-- THE EXERCISE --
Reproduce, word for word, the span of lines starting at the line holding "Convert this chart" and ending at the line holding "import * as". Omit every picture.

-- MATERIALS PROVIDED --
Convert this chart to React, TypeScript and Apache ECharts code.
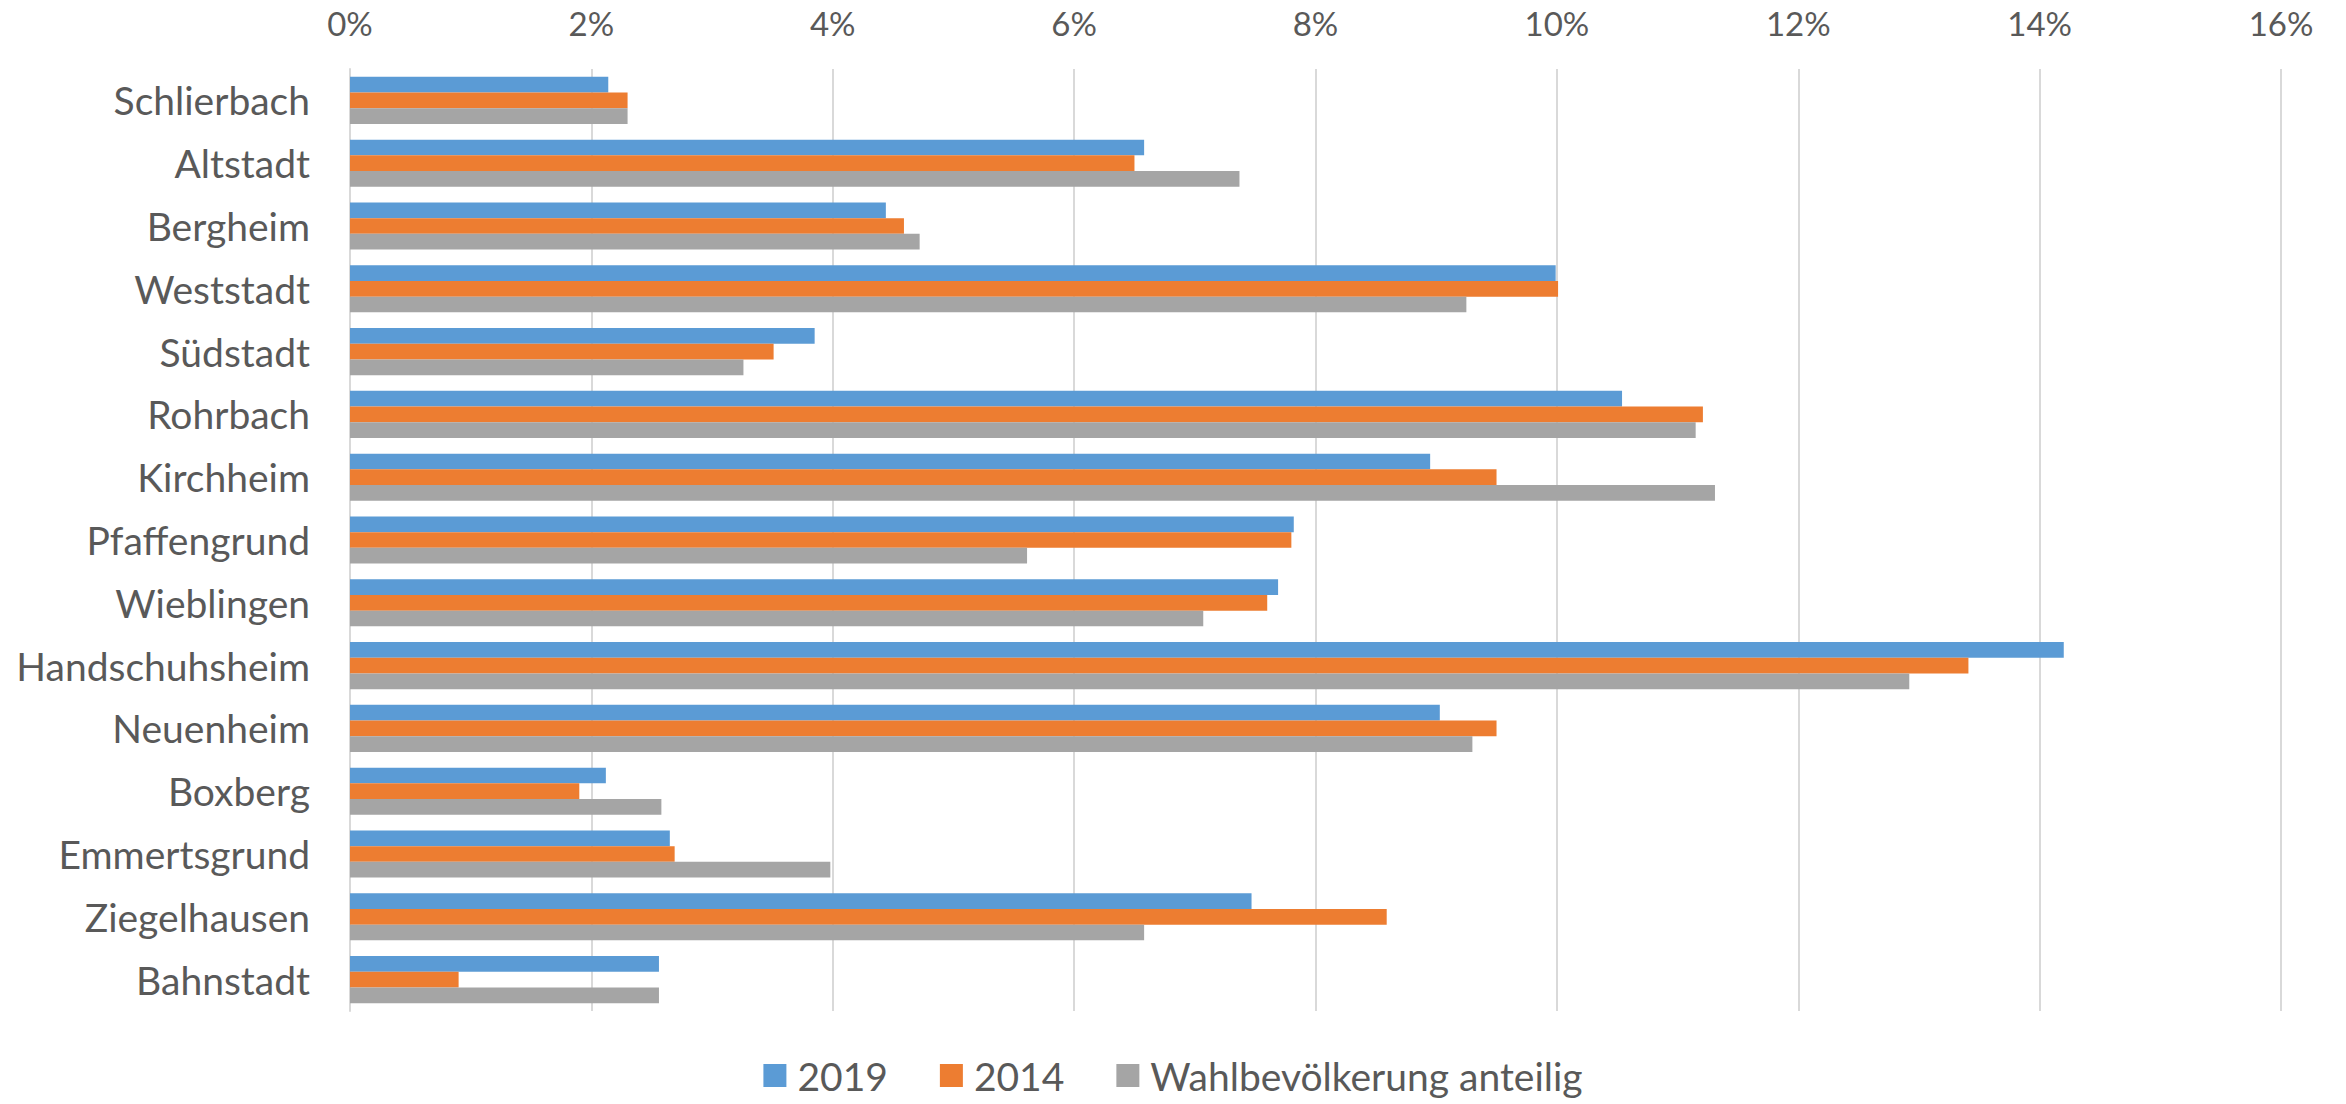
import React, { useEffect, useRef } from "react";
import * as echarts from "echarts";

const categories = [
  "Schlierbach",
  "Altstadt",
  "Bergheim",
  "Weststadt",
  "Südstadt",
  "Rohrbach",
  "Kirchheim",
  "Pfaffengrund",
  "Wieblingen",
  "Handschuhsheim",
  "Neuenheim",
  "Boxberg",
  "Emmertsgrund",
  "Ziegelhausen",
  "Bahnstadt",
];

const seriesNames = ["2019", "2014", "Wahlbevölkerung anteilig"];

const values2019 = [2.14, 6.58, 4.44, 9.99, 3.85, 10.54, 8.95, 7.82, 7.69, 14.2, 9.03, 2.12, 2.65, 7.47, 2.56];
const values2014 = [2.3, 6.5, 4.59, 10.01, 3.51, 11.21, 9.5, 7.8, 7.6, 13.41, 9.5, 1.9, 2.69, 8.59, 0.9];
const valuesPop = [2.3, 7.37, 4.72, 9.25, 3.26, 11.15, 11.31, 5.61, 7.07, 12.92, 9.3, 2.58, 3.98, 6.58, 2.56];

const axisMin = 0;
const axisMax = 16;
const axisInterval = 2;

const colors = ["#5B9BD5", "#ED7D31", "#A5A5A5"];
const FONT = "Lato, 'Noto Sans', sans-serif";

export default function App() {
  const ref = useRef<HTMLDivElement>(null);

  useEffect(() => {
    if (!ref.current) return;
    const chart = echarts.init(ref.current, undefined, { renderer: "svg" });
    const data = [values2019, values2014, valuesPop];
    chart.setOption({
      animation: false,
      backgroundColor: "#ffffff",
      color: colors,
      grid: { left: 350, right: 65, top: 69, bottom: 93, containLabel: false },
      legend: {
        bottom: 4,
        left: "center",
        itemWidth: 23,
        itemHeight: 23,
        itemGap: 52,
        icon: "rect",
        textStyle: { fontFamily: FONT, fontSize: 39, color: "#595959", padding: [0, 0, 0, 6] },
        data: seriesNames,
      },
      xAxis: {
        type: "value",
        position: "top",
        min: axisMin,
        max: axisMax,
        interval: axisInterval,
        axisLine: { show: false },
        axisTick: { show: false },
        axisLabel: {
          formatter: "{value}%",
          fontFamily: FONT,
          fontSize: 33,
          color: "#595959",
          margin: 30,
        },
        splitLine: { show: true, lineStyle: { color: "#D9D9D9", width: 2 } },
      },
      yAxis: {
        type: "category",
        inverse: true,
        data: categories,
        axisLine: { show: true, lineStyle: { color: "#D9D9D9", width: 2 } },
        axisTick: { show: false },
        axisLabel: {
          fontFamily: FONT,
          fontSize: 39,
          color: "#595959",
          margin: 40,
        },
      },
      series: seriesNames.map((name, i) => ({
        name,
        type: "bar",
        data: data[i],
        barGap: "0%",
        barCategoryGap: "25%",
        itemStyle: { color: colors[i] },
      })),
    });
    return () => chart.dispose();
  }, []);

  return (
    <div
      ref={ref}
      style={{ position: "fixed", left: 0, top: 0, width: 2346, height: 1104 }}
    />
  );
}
...
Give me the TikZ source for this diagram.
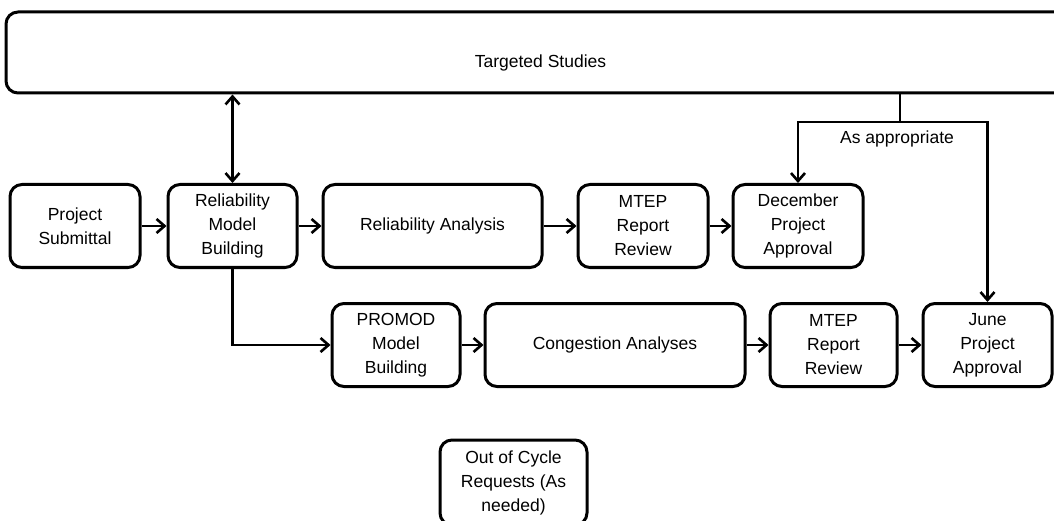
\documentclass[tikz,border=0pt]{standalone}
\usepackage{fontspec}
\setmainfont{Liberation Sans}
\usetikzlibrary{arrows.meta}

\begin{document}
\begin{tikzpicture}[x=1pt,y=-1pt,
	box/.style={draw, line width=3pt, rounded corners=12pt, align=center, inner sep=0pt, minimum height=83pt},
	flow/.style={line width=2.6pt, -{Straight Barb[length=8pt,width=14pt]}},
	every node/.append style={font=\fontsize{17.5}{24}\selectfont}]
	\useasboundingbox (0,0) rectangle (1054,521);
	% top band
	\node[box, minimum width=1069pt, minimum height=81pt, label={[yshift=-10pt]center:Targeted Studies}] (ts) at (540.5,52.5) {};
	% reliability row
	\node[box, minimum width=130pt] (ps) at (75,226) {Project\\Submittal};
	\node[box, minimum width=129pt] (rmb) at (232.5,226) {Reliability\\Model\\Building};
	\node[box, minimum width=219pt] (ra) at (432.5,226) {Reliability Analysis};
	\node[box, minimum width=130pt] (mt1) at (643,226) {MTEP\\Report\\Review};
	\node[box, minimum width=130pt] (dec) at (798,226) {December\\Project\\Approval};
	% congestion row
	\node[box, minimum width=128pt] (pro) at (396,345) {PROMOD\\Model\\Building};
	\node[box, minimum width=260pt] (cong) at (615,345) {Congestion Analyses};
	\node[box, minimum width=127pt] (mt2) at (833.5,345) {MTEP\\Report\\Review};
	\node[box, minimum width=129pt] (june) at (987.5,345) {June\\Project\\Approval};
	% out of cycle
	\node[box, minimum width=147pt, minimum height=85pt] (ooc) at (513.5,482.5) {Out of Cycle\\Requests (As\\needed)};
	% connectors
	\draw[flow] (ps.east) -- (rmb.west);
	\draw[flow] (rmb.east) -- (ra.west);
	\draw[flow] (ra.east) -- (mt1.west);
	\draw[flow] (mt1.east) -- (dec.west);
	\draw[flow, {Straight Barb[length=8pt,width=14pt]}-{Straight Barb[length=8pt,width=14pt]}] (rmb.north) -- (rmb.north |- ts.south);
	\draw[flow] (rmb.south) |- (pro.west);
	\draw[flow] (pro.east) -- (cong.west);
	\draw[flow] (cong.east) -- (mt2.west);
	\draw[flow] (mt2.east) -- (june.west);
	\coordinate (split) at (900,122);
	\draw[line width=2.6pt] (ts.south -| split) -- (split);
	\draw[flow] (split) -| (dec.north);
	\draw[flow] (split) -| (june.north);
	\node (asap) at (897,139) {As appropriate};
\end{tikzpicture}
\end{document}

-- WRITTEN RESPONSE --
Convert this chart to React, TypeScript and Apache ECharts code.
import React, { useEffect, useRef } from "react";
import * as echarts from "echarts";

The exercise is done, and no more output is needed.